I picked up a brush dripping with red paint and thought it would be so fun to draw a few things on my stark white walls before I fully transformed them in to the Moroccan fortress of my dreams. First up: a frog. This is my go-to art. Then, after getting creative with hearts, I decided to write my name and declare my love for my high school boyfriend. Finally, with such a great canvas to work with, my inappropriate, 15-year-old self inevitably could not resist what I was about to do next. It started with the balls, which gauged what size the shaft was going to be. And as I carefully rounded out the head, I decided that I was pleased with the appendage that had just been painted on my wall. It only needed the final touches: hair, veins and, of course, flying sperm. So, to recap, there was now an eight-foot long, throbbing penis on my wall surrounded by my name, a frog, some hearts and “I love Ricky.” (Good thing that Richard wasn’t a dick.)

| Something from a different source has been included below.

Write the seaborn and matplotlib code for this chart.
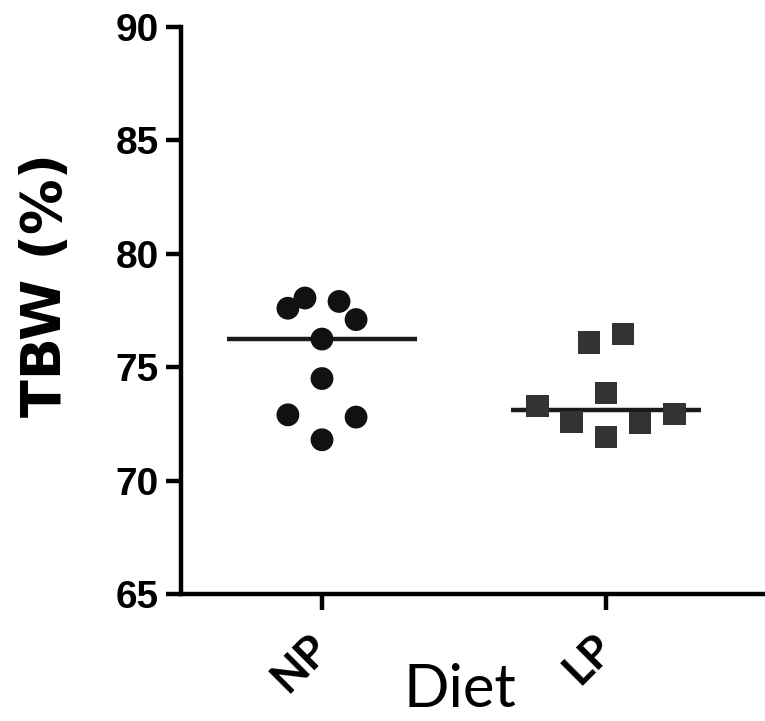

I showed Donna, who was mildly entertained, but told me that I needed to paint over it. Five messy coats later, I was sweating and hyperventilating with my head between my legs because my artwork was still clear as day. A gigantic cock continued staring at me from my bedroom wall. Even after working into the wee hours of the night, slopping on more and more coats to try and hide my anatomy lesson, it just kept showing through! I also observed that there was an equal amount of red paint on our wood floors as there was on the actual walls. Time to admit I was in over my head. Around 6AM, I threw in the towel, and Donna had to hire painters to fix the “mess” I had made. Two grown men walked in to cover up the red light district that my pre-adolescent bedroom had become. Awkward silence ensued while they professionally painted over my “art” and transformed the walls into a nice, neutral shade of beige. I tried to still be involved and help out, but making eye contact was nearly impossible.
Come to think of it, pretty much all of my future DIY projects also failed. I always end up spending $100 on craft supplies only to hot glue gun my beach shell picture frame to my mom’s carpet. The only thing close to a successful endeavor involved bedazzling jeans for my 9th grade entrepreneurship class. I started a “Spirit Jeans” business that would trick out students’ pants for pep rallies and game days. It was going really well, until I caught a glimpse of myself wearing them in the mirror. I looked like Prince’s younger (slower) sibling. You know, the one who got a little hyper and bedazzled 98% of the surface area of her pants to be just like her big brother! I have since retired from the Do It Yourself Industry and now mostly partake in the Don’t Involve Yourself one.
I just don’t think Paul would have wanted me to paint our laundry room blue if he had read this.